Collected data —
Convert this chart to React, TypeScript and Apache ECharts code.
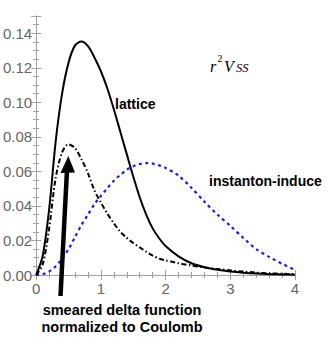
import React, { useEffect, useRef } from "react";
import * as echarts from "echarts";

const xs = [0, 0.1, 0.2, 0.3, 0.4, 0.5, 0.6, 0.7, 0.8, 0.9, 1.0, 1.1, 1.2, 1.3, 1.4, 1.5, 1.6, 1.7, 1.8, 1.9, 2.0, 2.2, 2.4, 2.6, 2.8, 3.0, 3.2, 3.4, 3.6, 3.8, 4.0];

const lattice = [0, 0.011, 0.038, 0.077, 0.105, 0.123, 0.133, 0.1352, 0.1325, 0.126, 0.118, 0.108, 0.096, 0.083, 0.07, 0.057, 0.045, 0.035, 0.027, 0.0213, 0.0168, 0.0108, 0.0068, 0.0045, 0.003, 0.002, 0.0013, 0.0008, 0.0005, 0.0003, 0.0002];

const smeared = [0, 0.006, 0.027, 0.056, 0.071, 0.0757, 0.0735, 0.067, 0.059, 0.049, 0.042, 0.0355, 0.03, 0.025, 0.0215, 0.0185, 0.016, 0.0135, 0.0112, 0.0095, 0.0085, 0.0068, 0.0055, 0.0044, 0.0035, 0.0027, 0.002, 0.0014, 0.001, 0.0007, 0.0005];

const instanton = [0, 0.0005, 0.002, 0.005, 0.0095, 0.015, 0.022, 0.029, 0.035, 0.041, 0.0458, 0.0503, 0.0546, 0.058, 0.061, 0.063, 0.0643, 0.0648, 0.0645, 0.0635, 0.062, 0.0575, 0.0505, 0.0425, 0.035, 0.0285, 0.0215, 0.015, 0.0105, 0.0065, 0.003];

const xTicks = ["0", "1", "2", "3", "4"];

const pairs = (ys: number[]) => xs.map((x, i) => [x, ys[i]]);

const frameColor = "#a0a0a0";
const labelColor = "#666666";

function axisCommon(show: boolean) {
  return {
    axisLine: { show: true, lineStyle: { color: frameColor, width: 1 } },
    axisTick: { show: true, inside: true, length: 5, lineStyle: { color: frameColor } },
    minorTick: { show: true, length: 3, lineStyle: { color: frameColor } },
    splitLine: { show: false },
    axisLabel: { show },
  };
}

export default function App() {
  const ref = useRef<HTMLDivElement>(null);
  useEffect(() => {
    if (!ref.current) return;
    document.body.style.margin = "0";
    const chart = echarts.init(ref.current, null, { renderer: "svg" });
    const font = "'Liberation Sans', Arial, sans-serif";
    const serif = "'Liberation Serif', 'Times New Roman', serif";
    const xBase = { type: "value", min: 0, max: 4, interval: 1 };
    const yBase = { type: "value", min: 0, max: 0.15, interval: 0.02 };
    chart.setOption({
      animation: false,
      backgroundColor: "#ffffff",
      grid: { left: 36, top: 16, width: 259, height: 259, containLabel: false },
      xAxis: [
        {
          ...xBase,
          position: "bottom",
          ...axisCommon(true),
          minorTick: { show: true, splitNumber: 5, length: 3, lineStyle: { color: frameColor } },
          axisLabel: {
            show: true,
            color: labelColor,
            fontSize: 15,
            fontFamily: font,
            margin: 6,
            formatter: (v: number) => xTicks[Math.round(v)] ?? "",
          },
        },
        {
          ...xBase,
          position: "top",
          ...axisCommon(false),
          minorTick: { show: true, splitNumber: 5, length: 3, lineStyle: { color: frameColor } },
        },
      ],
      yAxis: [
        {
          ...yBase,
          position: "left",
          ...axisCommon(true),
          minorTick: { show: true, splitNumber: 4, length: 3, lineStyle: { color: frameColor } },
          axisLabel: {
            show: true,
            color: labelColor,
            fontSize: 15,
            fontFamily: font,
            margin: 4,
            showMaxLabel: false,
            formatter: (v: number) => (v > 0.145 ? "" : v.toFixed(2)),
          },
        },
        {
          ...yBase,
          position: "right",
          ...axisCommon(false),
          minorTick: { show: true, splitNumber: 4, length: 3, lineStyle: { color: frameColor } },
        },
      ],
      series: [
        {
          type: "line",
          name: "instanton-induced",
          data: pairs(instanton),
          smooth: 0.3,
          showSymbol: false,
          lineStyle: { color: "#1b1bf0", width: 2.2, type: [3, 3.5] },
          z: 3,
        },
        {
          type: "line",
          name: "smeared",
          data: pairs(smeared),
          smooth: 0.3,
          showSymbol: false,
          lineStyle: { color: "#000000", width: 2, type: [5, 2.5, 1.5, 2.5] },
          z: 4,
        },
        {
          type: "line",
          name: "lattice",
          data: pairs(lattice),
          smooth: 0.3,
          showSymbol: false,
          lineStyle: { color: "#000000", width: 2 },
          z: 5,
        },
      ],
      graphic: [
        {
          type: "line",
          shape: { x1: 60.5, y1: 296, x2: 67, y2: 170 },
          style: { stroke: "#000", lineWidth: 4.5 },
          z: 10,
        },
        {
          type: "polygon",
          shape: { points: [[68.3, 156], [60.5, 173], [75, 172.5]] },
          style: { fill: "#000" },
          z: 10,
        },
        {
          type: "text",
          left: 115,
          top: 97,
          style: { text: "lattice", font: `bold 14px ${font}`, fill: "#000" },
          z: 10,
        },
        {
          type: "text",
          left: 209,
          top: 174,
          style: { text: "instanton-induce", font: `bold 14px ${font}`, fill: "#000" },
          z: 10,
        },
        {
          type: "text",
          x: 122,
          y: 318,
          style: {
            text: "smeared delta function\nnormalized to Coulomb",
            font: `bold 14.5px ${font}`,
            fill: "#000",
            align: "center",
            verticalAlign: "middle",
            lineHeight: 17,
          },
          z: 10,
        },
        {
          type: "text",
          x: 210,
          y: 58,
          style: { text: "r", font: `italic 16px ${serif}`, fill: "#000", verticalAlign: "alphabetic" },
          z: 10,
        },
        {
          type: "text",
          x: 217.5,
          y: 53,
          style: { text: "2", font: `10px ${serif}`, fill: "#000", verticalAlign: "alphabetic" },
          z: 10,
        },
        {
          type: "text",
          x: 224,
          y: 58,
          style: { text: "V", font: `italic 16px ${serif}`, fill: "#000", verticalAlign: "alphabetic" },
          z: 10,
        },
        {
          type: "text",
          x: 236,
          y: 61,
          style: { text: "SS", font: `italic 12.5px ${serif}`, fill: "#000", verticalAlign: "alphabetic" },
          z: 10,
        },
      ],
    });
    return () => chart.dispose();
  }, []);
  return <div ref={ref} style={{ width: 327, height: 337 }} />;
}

Aim of the exercise — Please take the lines from the beginning of the data above through the line holding "0.001, 0.0007, 0.0005];" and transcribe them exactly, without any pictures.

Response to the exercise —
Convert this chart to React, TypeScript and Apache ECharts code.
import React, { useEffect, useRef } from "react";
import * as echarts from "echarts";

const xs = [0, 0.1, 0.2, 0.3, 0.4, 0.5, 0.6, 0.7, 0.8, 0.9, 1.0, 1.1, 1.2, 1.3, 1.4, 1.5, 1.6, 1.7, 1.8, 1.9, 2.0, 2.2, 2.4, 2.6, 2.8, 3.0, 3.2, 3.4, 3.6, 3.8, 4.0];

const lattice = [0, 0.011, 0.038, 0.077, 0.105, 0.123, 0.133, 0.1352, 0.1325, 0.126, 0.118, 0.108, 0.096, 0.083, 0.07, 0.057, 0.045, 0.035, 0.027, 0.0213, 0.0168, 0.0108, 0.0068, 0.0045, 0.003, 0.002, 0.0013, 0.0008, 0.0005, 0.0003, 0.0002];

const smeared = [0, 0.006, 0.027, 0.056, 0.071, 0.0757, 0.0735, 0.067, 0.059, 0.049, 0.042, 0.0355, 0.03, 0.025, 0.0215, 0.0185, 0.016, 0.0135, 0.0112, 0.0095, 0.0085, 0.0068, 0.0055, 0.0044, 0.0035, 0.0027, 0.002, 0.0014, 0.001, 0.0007, 0.0005];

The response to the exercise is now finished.